* [GOAL]: Leave out the images; return the rest of the data exactly.

* [GIVEN INFORMATION]:
begin

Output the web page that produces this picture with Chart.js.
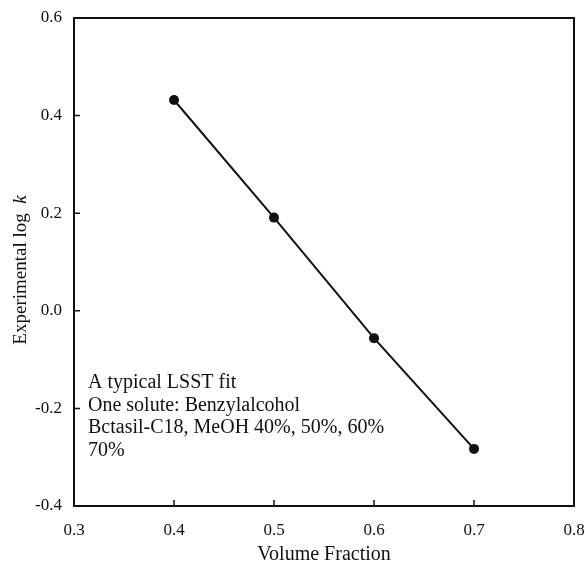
<!DOCTYPE html>
<html>
<head>
<meta charset="utf-8">
<script src="https://cdn.jsdelivr.net/npm/chart.js@4/dist/chart.umd.min.js"></script>
<style>
  html, body { margin: 0; padding: 0; background: #fff; }
  #wrap { width: 585px; height: 567px; }
</style>
</head>
<body>
<div id="wrap"><canvas id="fit" width="585" height="567"></canvas></div>
<script>
  // values
  const volFraction = [0.4, 0.5, 0.6, 0.7];
  const logK = [0.432, 0.191, -0.056, -0.283];
  const xTicks = [0.3, 0.4, 0.5, 0.6, 0.7, 0.8];
  const yTicks = [-0.4, -0.2, 0.0, 0.2, 0.4, 0.6];
  const notes = ["A typical LSST fit", "One solute: Benzylalcohol", "Bctasil-C18, MeOH 40%, 50%, 60%", "70%"];

  const SERIF = "'Liberation Serif', 'Times New Roman', serif";
  const INK = "#111";

  // box, inward ticks, y title with italic k, note block
  const frame = {
    id: "frame",
    afterDraw(chart) {
      const { ctx, chartArea: a, scales } = chart;
      ctx.save();
      ctx.strokeStyle = INK;
      ctx.lineWidth = 2;
      ctx.strokeRect(a.left, a.top, a.right - a.left, a.bottom - a.top);

      ctx.lineWidth = 1.5;
      ctx.beginPath();
      xTicks.forEach(v => { const px = scales.x.getPixelForValue(v); ctx.moveTo(px, a.bottom); ctx.lineTo(px, a.bottom - 6); });
      yTicks.forEach(v => { const py = scales.y.getPixelForValue(v); ctx.moveTo(a.left, py); ctx.lineTo(a.left + 6, py); });
      ctx.stroke();

      // y axis title
      ctx.fillStyle = INK;
      ctx.translate(21, 270);
      ctx.rotate(-Math.PI / 2);
      ctx.textBaseline = "middle";
      const main = "Experimental log  ";
      ctx.font = "19px " + SERIF;
      const w1 = ctx.measureText(main).width;
      ctx.font = "italic 19px " + SERIF;
      const w2 = ctx.measureText("k").width;
      ctx.font = "19px " + SERIF;
      ctx.textAlign = "left";
      ctx.fillText(main, -(w1 + w2) / 2, 0);
      ctx.font = "italic 19px " + SERIF;
      ctx.fillText("k", -(w1 + w2) / 2 + w1, 0);
      ctx.restore();

      ctx.save();
      ctx.fillStyle = INK;
      ctx.font = "20px " + SERIF;
      ctx.textBaseline = "middle";
      ctx.textAlign = "left";
      notes.forEach((t, i) => ctx.fillText(t, a.left + 14, 383 + i * 22.5));
      ctx.restore();
    }
  };

  new Chart(document.getElementById("fit"), {
    type: "scatter",
    data: {
      datasets: [{
        data: volFraction.map((x, i) => ({ x, y: logK[i] })),
        showLine: true,
        borderColor: INK,
        borderWidth: 2,
        backgroundColor: INK,
        pointRadius: 5,
        pointBorderWidth: 0,
        pointBackgroundColor: INK
      }]
    },
    options: {
      responsive: false,
      animation: false,
      devicePixelRatio: 1,
      layout: { padding: { top: 18, right: 11, left: 0, bottom: 0 } },
      plugins: { legend: { display: false }, tooltip: { enabled: false } },
      scales: {
        x: {
          type: "linear", min: 0.3, max: 0.8,
          afterBuildTicks: s => { s.ticks = xTicks.map(v => ({ value: v })); },
          afterFit: s => { s.height = 61; s.paddingLeft = 0; s.paddingRight = 0; },
          grid: { display: false, drawTicks: false },
          border: { display: false },
          ticks: { color: INK, padding: 14, font: { family: SERIF, size: 17 }, callback: v => v.toFixed(1) },
          title: { display: true, text: "Volume Fraction", color: INK, font: { family: SERIF, size: 20 }, padding: { top: 0, bottom: 0 } }
        },
        y: {
          type: "linear", min: -0.4, max: 0.6,
          afterBuildTicks: s => { s.ticks = yTicks.map(v => ({ value: v })); },
          afterFit: s => { s.width = 74; s.paddingTop = 0; s.paddingBottom = 0; },
          grid: { display: false, drawTicks: false },
          border: { display: false },
          ticks: { color: INK, padding: 12, font: { family: SERIF, size: 17 }, callback: v => v.toFixed(1) }
        }
      }
    },
    plugins: [frame]
  });
</script>
</body>
</html>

end

* [WORKED ANSWER]:
Output the web page that produces this picture with Chart.js.
<!DOCTYPE html>
<html>
<head>
<meta charset="utf-8">
<script src="https://cdn.jsdelivr.net/npm/chart.js@4/dist/chart.umd.min.js"></script>
<style>
  html, body { margin: 0; padding: 0; background: #fff; }
  #wrap { width: 585px; height: 567px; }
</style>
</head>
<body>
<div id="wrap"><canvas id="fit" width="585" height="567"></canvas></div>
<script>
  // values
  const volFraction = [0.4, 0.5, 0.6, 0.7];
  const logK = [0.432, 0.191, -0.056, -0.283];
  const xTicks = [0.3, 0.4, 0.5, 0.6, 0.7, 0.8];
  const yTicks = [-0.4, -0.2, 0.0, 0.2, 0.4, 0.6];
  const notes = ["A typical LSST fit", "One solute: Benzylalcohol", "Bctasil-C18, MeOH 40%, 50%, 60%", "70%"];

  const SERIF = "'Liberation Serif', 'Times New Roman', serif";
  const INK = "#111";

  // box, inward ticks, y title with italic k, note block
  const frame = {
    id: "frame",
    afterDraw(chart) {
      const { ctx, chartArea: a, scales } = chart;
      ctx.save();
      ctx.strokeStyle = INK;
      ctx.lineWidth = 2;
      ctx.strokeRect(a.left, a.top, a.right - a.left, a.bottom - a.top);

      ctx.lineWidth = 1.5;
      ctx.beginPath();
      xTicks.forEach(v => { const px = scales.x.getPixelForValue(v); ctx.moveTo(px, a.bottom); ctx.lineTo(px, a.bottom - 6); });
      yTicks.forEach(v => { const py = scales.y.getPixelForValue(v); ctx.moveTo(a.left, py); ctx.lineTo(a.left + 6, py); });
      ctx.stroke();

      // y axis title
      ctx.fillStyle = INK;
      ctx.translate(21, 270);
      ctx.rotate(-Math.PI / 2);
      ctx.textBaseline = "middle";
      const main = "Experimental log  ";
      ctx.font = "19px " + SERIF;
      const w1 = ctx.measureText(main).width;
      ctx.font = "italic 19px " + SERIF;
      const w2 = ctx.measureText("k").width;
      ctx.font = "19px " + SERIF;
      ctx.textAlign = "left";
      ctx.fillText(main, -(w1 + w2) / 2, 0);
      ctx.font = "italic 19px " + SERIF;
      ctx.fillText("k", -(w1 + w2) / 2 + w1, 0);
      ctx.restore();

      ctx.save();
      ctx.fillStyle = INK;
      ctx.font = "20px " + SERIF;
      ctx.textBaseline = "middle";
      ctx.textAlign = "left";
      notes.forEach((t, i) => ctx.fillText(t, a.left + 14, 383 + i * 22.5));
      ctx.restore();
    }
  };

  new Chart(document.getElementById("fit"), {
    type: "scatter",
    data: {
      datasets: [{
        data: volFraction.map((x, i) => ({ x, y: logK[i] })),
        showLine: true,
        borderColor: INK,
        borderWidth: 2,
        backgroundColor: INK,
        pointRadius: 5,
        pointBorderWidth: 0,
        pointBackgroundColor: INK
      }]
    },
    options: {
      responsive: false,
      animation: false,
      devicePixelRatio: 1,
      layout: { padding: { top: 18, right: 11, left: 0, bottom: 0 } },
      plugins: { legend: { display: false }, tooltip: { enabled: false } },
      scales: {
        x: {
          type: "linear", min: 0.3, max: 0.8,
          afterBuildTicks: s => { s.ticks = xTicks.map(v => ({ value: v })); },
          afterFit: s => { s.height = 61; s.paddingLeft = 0; s.paddingRight = 0; },
          grid: { display: false, drawTicks: false },
          border: { display: false },
          ticks: { color: INK, padding: 14, font: { family: SERIF, size: 17 }, callback: v => v.toFixed(1) },
          title: { display: true, text: "Volume Fraction", color: INK, font: { family: SERIF, size: 20 }, padding: { top: 0, bottom: 0 } }
        },
        y: {
          type: "linear", min: -0.4, max: 0.6,
          afterBuildTicks: s => { s.ticks = yTicks.map(v => ({ value: v })); },
          afterFit: s => { s.width = 74; s.paddingTop = 0; s.paddingBottom = 0; },
          grid: { display: false, drawTicks: false },
          border: { display: false },
          ticks: { color: INK, padding: 12, font: { family: SERIF, size: 17 }, callback: v => v.toFixed(1) }
        }
      }
    },
    plugins: [frame]
  });
</script>
</body>
</html>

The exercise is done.